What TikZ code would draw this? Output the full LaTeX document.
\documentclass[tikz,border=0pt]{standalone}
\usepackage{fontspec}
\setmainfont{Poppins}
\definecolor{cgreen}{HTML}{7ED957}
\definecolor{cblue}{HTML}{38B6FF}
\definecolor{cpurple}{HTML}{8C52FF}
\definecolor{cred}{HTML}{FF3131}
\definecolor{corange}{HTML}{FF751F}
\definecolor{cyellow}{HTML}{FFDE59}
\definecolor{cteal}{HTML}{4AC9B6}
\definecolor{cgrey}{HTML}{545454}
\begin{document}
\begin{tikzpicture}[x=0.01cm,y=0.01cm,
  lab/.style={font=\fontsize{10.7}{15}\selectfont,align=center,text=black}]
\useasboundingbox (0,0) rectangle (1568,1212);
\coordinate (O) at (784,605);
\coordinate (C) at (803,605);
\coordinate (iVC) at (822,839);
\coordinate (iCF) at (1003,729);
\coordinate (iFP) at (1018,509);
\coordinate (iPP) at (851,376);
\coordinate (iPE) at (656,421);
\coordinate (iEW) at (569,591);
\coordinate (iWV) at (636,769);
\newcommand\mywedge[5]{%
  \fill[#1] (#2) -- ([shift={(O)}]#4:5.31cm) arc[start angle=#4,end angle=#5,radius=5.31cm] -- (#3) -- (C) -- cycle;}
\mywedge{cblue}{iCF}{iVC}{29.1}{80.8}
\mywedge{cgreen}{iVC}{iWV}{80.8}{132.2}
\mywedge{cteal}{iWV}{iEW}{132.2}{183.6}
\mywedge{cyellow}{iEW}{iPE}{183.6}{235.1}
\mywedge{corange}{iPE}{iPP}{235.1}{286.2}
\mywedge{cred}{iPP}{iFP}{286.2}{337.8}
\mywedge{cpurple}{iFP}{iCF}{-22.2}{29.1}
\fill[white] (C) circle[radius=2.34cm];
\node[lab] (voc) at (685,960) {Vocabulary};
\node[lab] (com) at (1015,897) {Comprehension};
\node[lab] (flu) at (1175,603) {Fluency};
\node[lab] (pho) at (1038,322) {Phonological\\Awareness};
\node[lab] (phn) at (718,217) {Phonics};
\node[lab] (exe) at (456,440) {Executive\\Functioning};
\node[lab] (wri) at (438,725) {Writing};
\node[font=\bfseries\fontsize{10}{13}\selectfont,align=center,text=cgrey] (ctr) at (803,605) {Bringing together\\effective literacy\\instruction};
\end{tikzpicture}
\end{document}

--

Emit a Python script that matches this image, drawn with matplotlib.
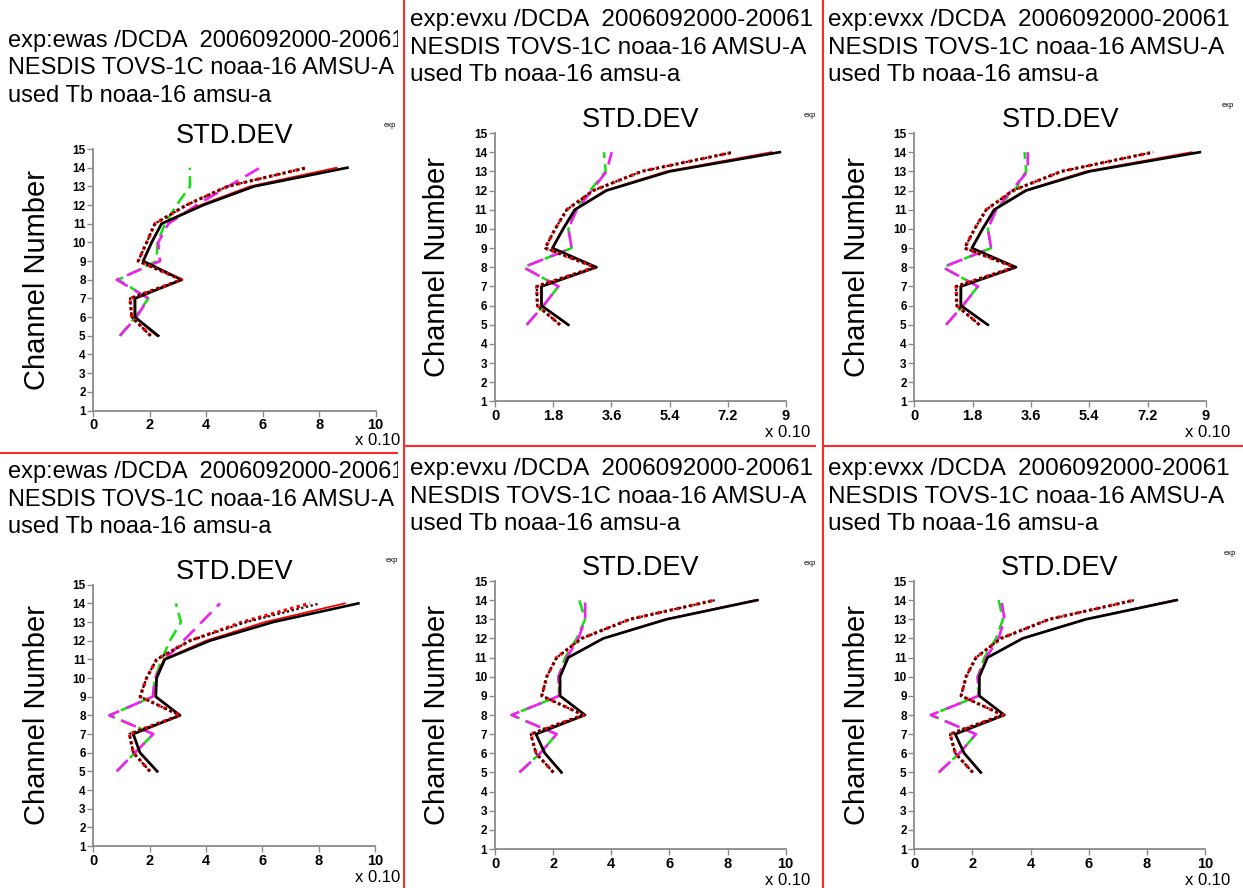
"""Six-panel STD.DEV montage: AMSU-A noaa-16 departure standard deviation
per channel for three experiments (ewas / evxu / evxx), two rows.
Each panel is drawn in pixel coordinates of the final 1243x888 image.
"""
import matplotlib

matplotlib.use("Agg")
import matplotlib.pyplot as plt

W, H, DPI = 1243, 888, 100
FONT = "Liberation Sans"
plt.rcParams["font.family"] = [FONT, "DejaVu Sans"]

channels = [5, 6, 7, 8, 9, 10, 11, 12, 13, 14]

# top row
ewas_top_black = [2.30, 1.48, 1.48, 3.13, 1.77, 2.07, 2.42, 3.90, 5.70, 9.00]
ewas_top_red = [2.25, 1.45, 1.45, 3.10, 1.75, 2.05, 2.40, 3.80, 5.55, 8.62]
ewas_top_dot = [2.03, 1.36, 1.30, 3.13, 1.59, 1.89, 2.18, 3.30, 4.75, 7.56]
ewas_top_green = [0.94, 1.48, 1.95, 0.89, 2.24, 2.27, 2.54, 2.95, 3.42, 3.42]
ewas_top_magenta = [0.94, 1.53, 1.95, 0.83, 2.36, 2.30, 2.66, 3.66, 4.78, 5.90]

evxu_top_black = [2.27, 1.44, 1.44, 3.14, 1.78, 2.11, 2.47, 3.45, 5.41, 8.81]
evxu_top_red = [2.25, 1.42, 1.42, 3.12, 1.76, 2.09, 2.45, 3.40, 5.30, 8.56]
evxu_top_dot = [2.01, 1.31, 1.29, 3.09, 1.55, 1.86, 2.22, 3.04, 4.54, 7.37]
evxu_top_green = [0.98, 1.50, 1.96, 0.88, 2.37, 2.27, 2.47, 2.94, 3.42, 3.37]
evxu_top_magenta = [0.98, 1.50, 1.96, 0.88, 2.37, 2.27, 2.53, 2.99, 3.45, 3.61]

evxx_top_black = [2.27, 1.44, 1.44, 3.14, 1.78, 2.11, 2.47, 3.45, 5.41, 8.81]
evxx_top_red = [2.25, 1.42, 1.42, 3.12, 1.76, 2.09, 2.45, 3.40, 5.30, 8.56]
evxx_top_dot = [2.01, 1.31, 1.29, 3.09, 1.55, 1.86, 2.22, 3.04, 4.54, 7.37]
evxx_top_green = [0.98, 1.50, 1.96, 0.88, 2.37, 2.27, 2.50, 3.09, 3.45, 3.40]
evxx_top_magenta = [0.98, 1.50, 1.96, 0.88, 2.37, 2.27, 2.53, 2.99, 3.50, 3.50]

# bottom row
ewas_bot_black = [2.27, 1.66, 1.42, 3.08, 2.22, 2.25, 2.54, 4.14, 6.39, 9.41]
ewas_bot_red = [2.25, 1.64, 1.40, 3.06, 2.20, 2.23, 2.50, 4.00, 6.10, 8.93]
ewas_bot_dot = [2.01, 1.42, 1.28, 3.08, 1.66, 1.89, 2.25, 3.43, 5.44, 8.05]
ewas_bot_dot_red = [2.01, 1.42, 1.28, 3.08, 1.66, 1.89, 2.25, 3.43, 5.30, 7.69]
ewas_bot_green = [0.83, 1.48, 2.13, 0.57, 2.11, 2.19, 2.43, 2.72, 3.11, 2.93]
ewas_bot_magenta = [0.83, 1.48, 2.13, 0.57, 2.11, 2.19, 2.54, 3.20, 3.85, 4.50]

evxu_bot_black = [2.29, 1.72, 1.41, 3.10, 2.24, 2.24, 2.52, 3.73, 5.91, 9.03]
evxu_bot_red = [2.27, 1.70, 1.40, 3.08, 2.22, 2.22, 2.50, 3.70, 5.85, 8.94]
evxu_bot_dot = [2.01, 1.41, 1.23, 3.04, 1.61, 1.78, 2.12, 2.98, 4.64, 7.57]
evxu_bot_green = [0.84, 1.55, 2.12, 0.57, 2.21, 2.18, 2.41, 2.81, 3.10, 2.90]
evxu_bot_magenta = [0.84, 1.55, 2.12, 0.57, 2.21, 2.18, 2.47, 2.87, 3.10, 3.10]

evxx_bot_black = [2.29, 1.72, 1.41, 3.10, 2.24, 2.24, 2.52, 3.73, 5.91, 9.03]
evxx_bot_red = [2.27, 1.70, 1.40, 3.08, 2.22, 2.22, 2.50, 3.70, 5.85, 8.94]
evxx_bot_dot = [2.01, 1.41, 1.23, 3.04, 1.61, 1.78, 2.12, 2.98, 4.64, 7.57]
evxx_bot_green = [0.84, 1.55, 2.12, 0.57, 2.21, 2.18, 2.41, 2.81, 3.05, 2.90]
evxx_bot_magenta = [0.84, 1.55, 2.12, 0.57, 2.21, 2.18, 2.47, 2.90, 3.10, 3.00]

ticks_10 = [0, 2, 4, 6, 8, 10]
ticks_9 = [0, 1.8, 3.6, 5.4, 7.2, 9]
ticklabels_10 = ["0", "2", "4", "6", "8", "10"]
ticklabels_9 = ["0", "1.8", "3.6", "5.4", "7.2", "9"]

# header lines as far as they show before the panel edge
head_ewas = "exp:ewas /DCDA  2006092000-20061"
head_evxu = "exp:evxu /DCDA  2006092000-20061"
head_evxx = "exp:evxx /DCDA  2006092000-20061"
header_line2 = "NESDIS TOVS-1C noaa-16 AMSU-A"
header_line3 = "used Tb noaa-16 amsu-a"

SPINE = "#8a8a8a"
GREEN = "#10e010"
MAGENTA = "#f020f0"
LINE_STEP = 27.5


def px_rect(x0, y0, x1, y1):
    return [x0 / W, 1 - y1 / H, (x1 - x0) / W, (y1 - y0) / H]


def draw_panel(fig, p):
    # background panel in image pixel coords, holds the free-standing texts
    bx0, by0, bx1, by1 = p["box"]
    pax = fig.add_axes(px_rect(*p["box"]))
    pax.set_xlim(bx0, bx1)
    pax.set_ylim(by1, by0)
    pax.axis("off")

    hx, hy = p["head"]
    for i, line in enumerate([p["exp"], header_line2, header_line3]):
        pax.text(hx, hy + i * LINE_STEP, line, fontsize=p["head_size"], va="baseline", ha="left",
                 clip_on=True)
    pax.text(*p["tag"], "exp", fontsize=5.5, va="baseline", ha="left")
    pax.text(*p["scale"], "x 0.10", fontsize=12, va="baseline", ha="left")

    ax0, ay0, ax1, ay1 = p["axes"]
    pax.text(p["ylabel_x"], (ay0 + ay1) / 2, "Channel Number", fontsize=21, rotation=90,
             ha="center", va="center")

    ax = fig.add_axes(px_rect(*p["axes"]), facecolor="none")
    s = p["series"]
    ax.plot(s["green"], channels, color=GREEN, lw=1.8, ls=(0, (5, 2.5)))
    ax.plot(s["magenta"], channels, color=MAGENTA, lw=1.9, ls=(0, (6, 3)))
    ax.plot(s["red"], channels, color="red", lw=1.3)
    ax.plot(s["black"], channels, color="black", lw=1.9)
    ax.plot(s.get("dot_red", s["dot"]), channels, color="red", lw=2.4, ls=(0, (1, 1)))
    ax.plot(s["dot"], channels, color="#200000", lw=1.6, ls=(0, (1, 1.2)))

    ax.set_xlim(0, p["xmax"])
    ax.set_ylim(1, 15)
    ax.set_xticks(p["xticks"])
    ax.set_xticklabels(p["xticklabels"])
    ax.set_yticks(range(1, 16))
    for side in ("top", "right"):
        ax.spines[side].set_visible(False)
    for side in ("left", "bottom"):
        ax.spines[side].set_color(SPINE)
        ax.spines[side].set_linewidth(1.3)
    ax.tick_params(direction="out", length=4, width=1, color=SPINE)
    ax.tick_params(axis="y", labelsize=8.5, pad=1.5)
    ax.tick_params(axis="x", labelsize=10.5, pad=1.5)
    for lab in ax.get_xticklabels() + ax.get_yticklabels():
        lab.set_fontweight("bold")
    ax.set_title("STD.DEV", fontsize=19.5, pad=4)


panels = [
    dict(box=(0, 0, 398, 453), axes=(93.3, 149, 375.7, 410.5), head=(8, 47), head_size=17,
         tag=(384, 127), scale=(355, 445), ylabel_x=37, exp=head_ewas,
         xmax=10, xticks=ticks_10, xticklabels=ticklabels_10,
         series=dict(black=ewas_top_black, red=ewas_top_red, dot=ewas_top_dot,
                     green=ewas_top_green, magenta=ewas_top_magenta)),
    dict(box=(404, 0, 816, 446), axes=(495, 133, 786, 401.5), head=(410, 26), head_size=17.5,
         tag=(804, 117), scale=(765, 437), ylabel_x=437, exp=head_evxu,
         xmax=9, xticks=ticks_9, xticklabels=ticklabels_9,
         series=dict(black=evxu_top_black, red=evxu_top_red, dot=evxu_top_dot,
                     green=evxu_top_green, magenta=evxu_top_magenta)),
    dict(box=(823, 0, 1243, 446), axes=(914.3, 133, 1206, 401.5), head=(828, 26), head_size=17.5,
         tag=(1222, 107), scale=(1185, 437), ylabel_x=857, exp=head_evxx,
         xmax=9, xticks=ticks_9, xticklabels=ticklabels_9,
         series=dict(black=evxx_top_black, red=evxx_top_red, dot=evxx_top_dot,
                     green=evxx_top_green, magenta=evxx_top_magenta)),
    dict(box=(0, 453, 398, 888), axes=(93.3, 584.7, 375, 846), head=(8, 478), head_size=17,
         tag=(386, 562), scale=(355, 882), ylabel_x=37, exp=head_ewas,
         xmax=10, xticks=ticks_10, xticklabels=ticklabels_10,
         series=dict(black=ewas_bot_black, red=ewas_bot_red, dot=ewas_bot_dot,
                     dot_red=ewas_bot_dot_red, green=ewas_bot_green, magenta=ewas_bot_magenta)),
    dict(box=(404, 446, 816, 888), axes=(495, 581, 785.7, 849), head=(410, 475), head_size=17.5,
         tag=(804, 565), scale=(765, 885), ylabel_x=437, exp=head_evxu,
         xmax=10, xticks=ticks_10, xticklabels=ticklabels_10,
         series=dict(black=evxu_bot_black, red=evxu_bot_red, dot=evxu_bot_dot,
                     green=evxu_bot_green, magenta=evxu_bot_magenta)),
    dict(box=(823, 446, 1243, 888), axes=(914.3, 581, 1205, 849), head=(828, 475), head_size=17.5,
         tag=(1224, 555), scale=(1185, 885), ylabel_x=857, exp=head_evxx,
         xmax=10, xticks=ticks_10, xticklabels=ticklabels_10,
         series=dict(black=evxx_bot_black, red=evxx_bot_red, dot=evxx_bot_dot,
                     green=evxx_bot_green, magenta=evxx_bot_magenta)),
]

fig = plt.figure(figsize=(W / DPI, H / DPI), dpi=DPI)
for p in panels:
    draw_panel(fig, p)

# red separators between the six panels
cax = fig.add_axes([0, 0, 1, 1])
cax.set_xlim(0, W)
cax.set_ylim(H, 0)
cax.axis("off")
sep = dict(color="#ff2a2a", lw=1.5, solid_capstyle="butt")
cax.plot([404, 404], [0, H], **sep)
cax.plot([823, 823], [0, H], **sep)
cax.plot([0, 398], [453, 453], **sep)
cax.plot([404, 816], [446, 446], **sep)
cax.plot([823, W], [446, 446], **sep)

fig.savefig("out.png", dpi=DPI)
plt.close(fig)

▶ Direction
Gather each line in the entries above where the string "image" is found.

▶ Output
Emit a Python script that matches this image, drawn with matplotlib.
Each panel is drawn in pixel coordinates of the final 1243x888 image.
    # background panel in image pixel coords, holds the free-standing texts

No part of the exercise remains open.